**Challenge**
Return the data exactly, with all pictures removed.

**Data excerpt**
○ ○ ○

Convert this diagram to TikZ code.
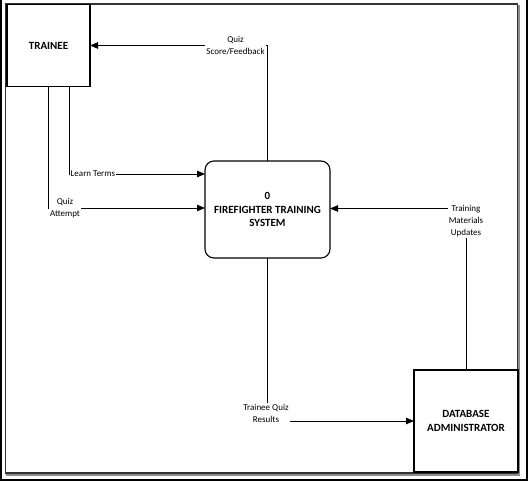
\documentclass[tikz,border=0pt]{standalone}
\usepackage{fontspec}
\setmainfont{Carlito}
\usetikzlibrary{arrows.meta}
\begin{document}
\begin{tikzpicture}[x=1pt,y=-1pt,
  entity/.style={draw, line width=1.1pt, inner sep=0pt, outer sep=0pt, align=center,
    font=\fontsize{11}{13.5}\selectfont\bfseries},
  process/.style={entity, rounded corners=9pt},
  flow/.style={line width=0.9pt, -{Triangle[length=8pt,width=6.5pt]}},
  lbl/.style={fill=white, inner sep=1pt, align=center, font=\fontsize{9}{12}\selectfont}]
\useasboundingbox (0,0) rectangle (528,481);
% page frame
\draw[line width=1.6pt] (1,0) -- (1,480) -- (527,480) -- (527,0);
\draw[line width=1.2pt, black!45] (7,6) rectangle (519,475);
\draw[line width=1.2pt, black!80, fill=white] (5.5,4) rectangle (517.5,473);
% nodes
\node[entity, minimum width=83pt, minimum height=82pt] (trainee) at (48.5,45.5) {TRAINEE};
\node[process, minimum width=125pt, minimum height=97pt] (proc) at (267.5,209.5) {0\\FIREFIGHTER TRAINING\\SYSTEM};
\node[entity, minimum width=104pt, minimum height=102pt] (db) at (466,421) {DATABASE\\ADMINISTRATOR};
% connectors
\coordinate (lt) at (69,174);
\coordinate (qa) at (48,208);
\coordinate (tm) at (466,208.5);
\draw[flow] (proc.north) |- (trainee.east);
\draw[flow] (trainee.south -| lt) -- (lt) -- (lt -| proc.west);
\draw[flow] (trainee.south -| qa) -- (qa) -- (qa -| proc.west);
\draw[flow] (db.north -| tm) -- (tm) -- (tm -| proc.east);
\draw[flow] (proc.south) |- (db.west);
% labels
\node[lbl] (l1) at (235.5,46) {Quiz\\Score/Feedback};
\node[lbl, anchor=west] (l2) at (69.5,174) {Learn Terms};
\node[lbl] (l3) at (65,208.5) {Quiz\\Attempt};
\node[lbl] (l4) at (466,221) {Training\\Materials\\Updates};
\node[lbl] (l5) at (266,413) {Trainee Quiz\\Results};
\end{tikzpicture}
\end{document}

○ ○ ○

**Result of the task**
Convert this diagram to TikZ code.
\documentclass[tikz,border=0pt]{standalone}
\usepackage{fontspec}
\setmainfont{Carlito}
\usetikzlibrary{arrows.meta}
\begin{document}
\begin{tikzpicture}[x=1pt,y=-1pt,
  entity/.style={draw, line width=1.1pt, inner sep=0pt, outer sep=0pt, align=center,
    font=\fontsize{11}{13.5}\selectfont\bfseries},
  process/.style={entity, rounded corners=9pt},
  flow/.style={line width=0.9pt, -{Triangle[length=8pt,width=6.5pt]}},
  lbl/.style={fill=white, inner sep=1pt, align=center, font=\fontsize{9}{12}\selectfont}]
\useasboundingbox (0,0) rectangle (528,481);
% page frame
\draw[line width=1.6pt] (1,0) -- (1,480) -- (527,480) -- (527,0);
\draw[line width=1.2pt, black!45] (7,6) rectangle (519,475);
\draw[line width=1.2pt, black!80, fill=white] (5.5,4) rectangle (517.5,473);
% nodes
\node[entity, minimum width=83pt, minimum height=82pt] (trainee) at (48.5,45.5) {TRAINEE};
\node[process, minimum width=125pt, minimum height=97pt] (proc) at (267.5,209.5) {0\\FIREFIGHTER TRAINING\\SYSTEM};
\node[entity, minimum width=104pt, minimum height=102pt] (db) at (466,421) {DATABASE\\ADMINISTRATOR};
% connectors
\coordinate (lt) at (69,174);
\coordinate (qa) at (48,208);
\coordinate (tm) at (466,208.5);
\draw[flow] (proc.north) |- (trainee.east);
\draw[flow] (trainee.south -| lt) -- (lt) -- (lt -| proc.west);
\draw[flow] (trainee.south -| qa) -- (qa) -- (qa -| proc.west);
\draw[flow] (db.north -| tm) -- (tm) -- (tm -| proc.east);
\draw[flow] (proc.south) |- (db.west);
% labels
\node[lbl] (l1) at (235.5,46) {Quiz\\Score/Feedback};
\node[lbl, anchor=west] (l2) at (69.5,174) {Learn Terms};
\node[lbl] (l3) at (65,208.5) {Quiz\\Attempt};
\node[lbl] (l4) at (466,221) {Training\\Materials\\Updates};
\node[lbl] (l5) at (266,413) {Trainee Quiz\\Results};
\end{tikzpicture}
\end{document}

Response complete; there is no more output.